谷垣 あります!とあるクライアント様に「南極向けの輸出はどの国向けとして扱えばいいの?」と聞かれました。(南極!?昭和基地向けなら在外公館と同じ扱いで日本…?それとも南極条約では南極ではどの国の領土でもないとされてたはずだから、公海と同じく海外扱い…?)とわからず、経済産業省の担当課に電話しました。
私が名乗ると、担当官がどうやらこちらのことを知っているような反応を示されたので、「以前もお世話になりましたかね」と伺うと「前にもすごく難しいことを聞いてきましたよね」と煙たそうに返されました。なので、印象はともかくとして、覚えられることはあります(笑)。
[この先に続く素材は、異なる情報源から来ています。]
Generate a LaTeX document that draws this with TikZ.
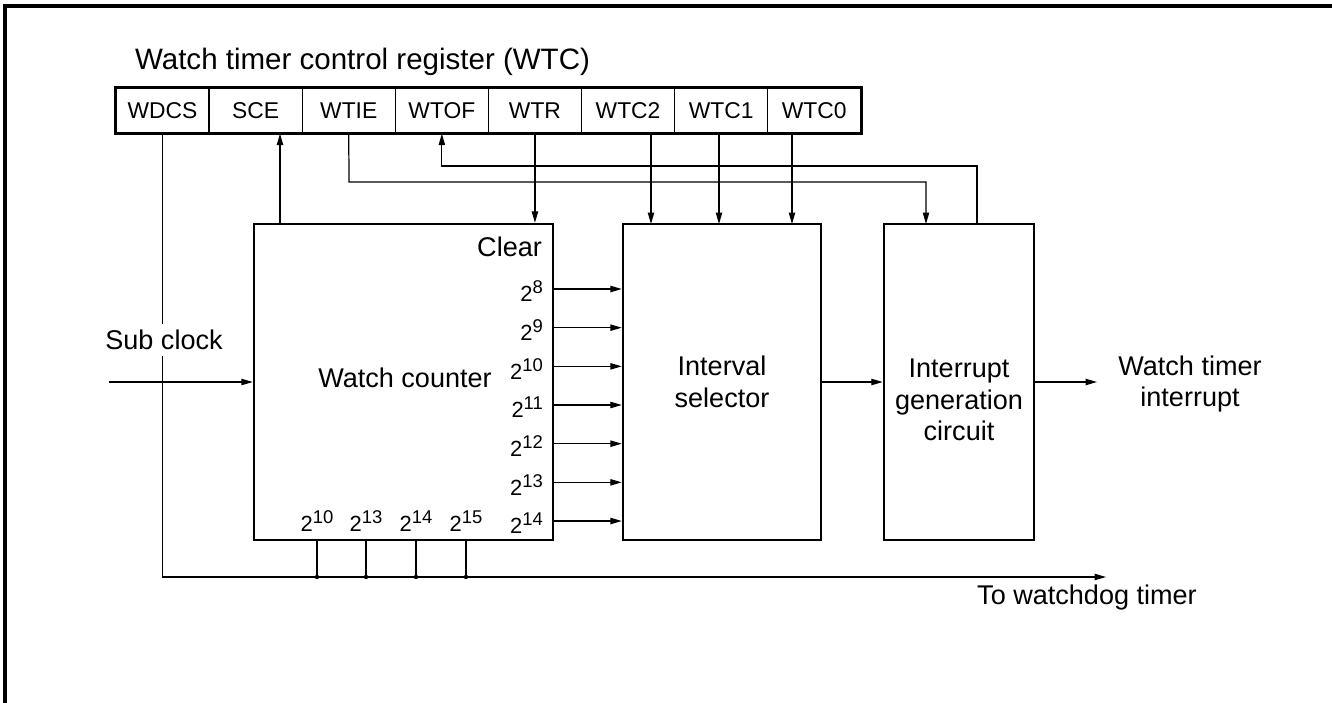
\documentclass[tikz,border=0pt]{standalone}
\usepackage{fontspec}
\setmainfont{Liberation Sans}
\usetikzlibrary{arrows.meta}
\newcommand\powtwo[1]{2\raisebox{0.36em}{\fontsize{10.5}{11}\selectfont #1}}
\tikzset{
  frame/.style={line width=1.8pt},
  block/.style={draw, line width=1.4pt, minimum height=6.32cm, inner sep=0pt},
  cell/.style={draw, line width=0.7pt, minimum width=1.862cm, minimum height=0.9cm, inner sep=0pt, font=\fontsize{13}{15}\selectfont},
  wire/.style={line width=0.7pt},
  sig/.style={wire, -{Triangle[length=6.5pt,width=3.6pt]}},
  lbl/.style={font=\fontsize{15.4}{18.1}\selectfont, align=center, inner sep=1pt},
  explbl/.style={font=\fontsize{12.5}{14}\selectfont, inner sep=1pt},
  tapdot/.style={circle, fill, inner sep=0pt, minimum size=2.5pt},
}

\begin{document}
\begin{tikzpicture}[x=0.02cm,y=-0.02cm]
\useasboundingbox (0,0) rectangle (1332,703);
\draw[frame] (1332,6) -- (5,6) -- (5,703);
\node[lbl, font=\fontsize{16.8}{20}\selectfont, anchor=west] (title) at (133,62) {Watch timer control register (WTC)};
\foreach \name [count=\i from 0] in {WDCS,SCE,WTIE,WTOF,WTR,WTC2,WTC1,WTC0}
  \node[cell] (reg\i) at ({162.55+93.1*\i},110.5) {\name};
\draw[line width=1.4pt] (reg0.north west) rectangle (reg7.south east);
\node[block, minimum width=5.98cm] (counter) at (403.5,382) {};
\node[lbl] (countertext) at (405,378) {Watch counter};
\node[block, minimum width=3.96cm, lbl] (selector) at (722,382) {Interval\\selector};
\node[block, minimum width=3.0cm] (intgen) at (959,382) {};
\node[lbl] (intgentext) at (959,400) {Interrupt\\generation\\circuit};
\node[lbl, anchor=east] (clear) at (544,247) {Clear};
\foreach \e [count=\k from 0] in {8,...,14} {
  \coordinate (out\e) at (553,{289+38.67*\k});
  \node[explbl, anchor=east] (exp\e) at ([xshift=-0.16cm,yshift=-0.05cm]out\e) {\powtwo{\e}};
  \draw[sig] (out\e) -- (out\e -| selector.west);
}
\coordinate (busL) at (162,577);
\coordinate (wdogEnd) at (1106,577);
\draw[sig] (reg0.south) |- (wdogEnd);
\node[lbl] (wdog) at (1087,597) {To watchdog timer};
\foreach \x/\e in {317/10,366/13,416/14,466/15} {
  \coordinate (tap\e) at (\x,540);
  \node[explbl] (bexp\e) at (\x,521) {\powtwo{\e}};
  \draw[wire] (tap\e) -- (tap\e |- busL);
  \node[tapdot] (dot\e) at (tap\e |- busL) {};
}
\node[lbl, fill=white, inner ysep=3.5pt] (subclk) at (164,340) {Sub clock};
\coordinate (subIn) at (109,382);
\draw[sig] (subIn) -- (subIn -| counter.west);
\coordinate (sceOut) at (280,224);
\draw[sig] (sceOut) -- (sceOut |- reg1.south);
\coordinate (ieBend) at (349,182);
\coordinate (ieIn) at (926,224);
\draw[sig] (reg2.south) -- (ieBend) -| (ieIn);
\coordinate (ofOut) at (977,224);
\coordinate (ofBend) at (977,166);
\draw[sig] (ofOut) -- (ofBend) -| (reg3.south);
\draw[sig] (reg4.south) -- (reg4.south |- counter.north);
\foreach \x [count=\j from 5] in {651,719,792} {
  \coordinate (selIn\j) at (\x,224);
  \draw[sig] (selIn\j |- reg\j.south) -- (selIn\j);
}
\draw[sig] (selector.east) -- (intgen.west);
\coordinate (wtiOut) at (1097,382);
\draw[sig] (intgen.east) -- (wtiOut);
\node[lbl] (wti) at (1190,384) {Watch timer\\interrupt};
\end{tikzpicture}
\end{document}
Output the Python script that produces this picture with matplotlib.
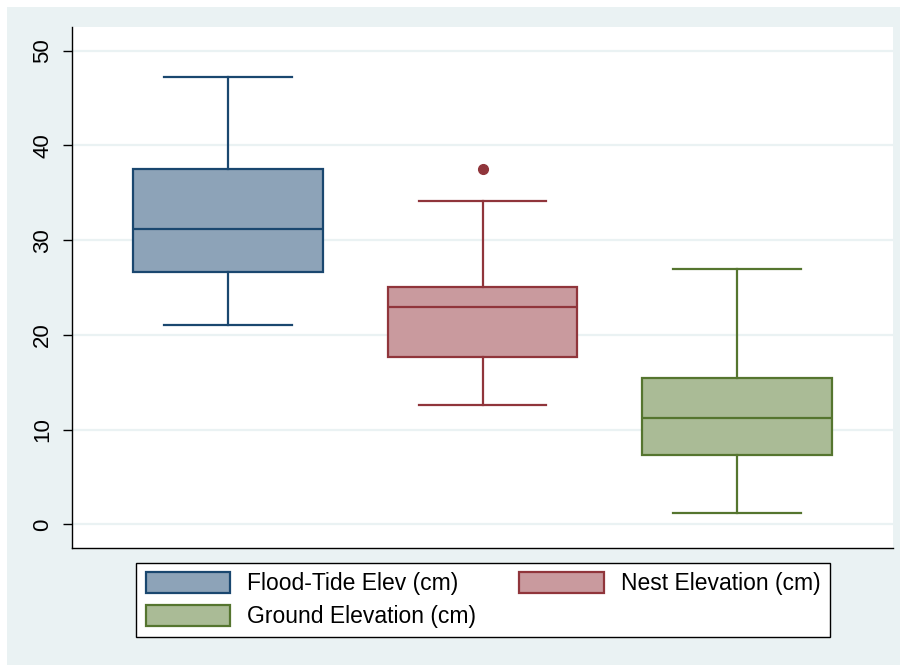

ちなみに、後日「宇宙に貨物を持ち出したいんですけれど…」と同じ方に問い合わせると「今度は宇宙ですか!」と苦笑されました。
職員 クライアント様とはどうですか?
谷垣 クライアント様とは本当に仲良くなれたり、信頼して頂いているとはっきり感じることが多いです。
例えば今年は、普段あまりご相談頂く機会の少ない顧問先のカウンターパートの方から、その会社の主力商品の販売を継続できないかも知れないとメールを頂きました。大変な事態ですので、私はすぐにカウンターパートの方に電話しました。
1時間ほど緊急対応として可能な限り助言し、無事に問題はクリアになりました。電話を終える頃には先方もすっかり安心され、最後には「これからも継続して顧問契約お願いします」と仰っていただき、こちらも嬉しかったです。
また、海洋調査などを行うクライアント様から夜間に連絡が入り、政府の依頼で緊急出航する必要が生じたが、輸出管理の対応が完了していないので明朝までに完了させてほしいとの緊急のご依頼を頂いたことがありました。
通常であれば数営業日は必要な作業でしたが、札幌出張中のボスも夜通しサポートしてくれました。また、カウンターパートの方とも深夜に何度も打ち合わせし、何とか依頼を完了させ、明け方には成果物をクライアント様にお送りできました。するとすぐにカウンターパートの方からお電話がかかってきて「先生がお休みになる前にお礼をお伝えしたくて…。」と、とても感謝されました。それからは(少なくとも私自身は)ちょっと仲良くなれたかなと感じています。
職員 翌朝までに終わらせるって、大変な仕事ですね!他に記憶に残るような大変な仕事はありましたか?
谷垣 とっつきにくさで言えば、この前、タイの電波法に関する例外規定の問い合わせがありましたね。
職員 そんな仕事もあるんですか!?どう対応したのですか?
谷垣 たまにあります(笑)私はさっぱりわからず困ってしまいましたのでボスに助けを求めました。すると、30分もしないうちにもうボスからクライアント様にメールを返信していました。その返信内容を見ると、20年以上も前の、タイの王室官報までチェックした上で回答していました。ボスは「DeepLはタイ語に対応していないんだよね~」と軽く言っていました。(じゃあどうやって読めたと?)
職員 ボスさすがです(笑)でも、ボスが巻き取ってくれるならどんな無茶なご依頼があっても安心ですね。
谷垣 もちろん最初から頼りっきりではいけませんが、どうにもならないときはボスが助けてくれるという安心感はやっぱり強いです。
職員 最後に、入職した頃のメイガスと、今のメイガスを比べてみて、どういうところが違いますか?
谷垣 執務環境も全然違いますし、ご依頼頂く案件も考えられないくらい複雑になって、難しくなって、規模感も大きくなりました。また、昔は役員車はおろか、物資運搬に使う業務車も一台もなく、いつか中古でもいいから社用車がほしいですね、なんて言ってました。
また、こちらのコラム(行政書士の独立開業vs事務所勤務)でも触れられていますが、昔は結構自由でした。
さすがに私が入ってからはボスがふらっと一か月旅行に出かけることはありませんでしたが、それでも平日に二人で仙台まで牡蠣を食べに行ったり(この牡蠣でボスは当たりました)、新潟までカニを食べに行ったり(ここで出てきたカニ汁が最高でした)、名古屋まで名古屋飯を食べに行ったり本当に自由で楽しい日々でした。今はとてもそんなことする時間がありません。
でも今は多くの顧問先の皆様に支えて頂いており、日々様々なご相談を頂くことで、大変ではあるもののとても勉強になります。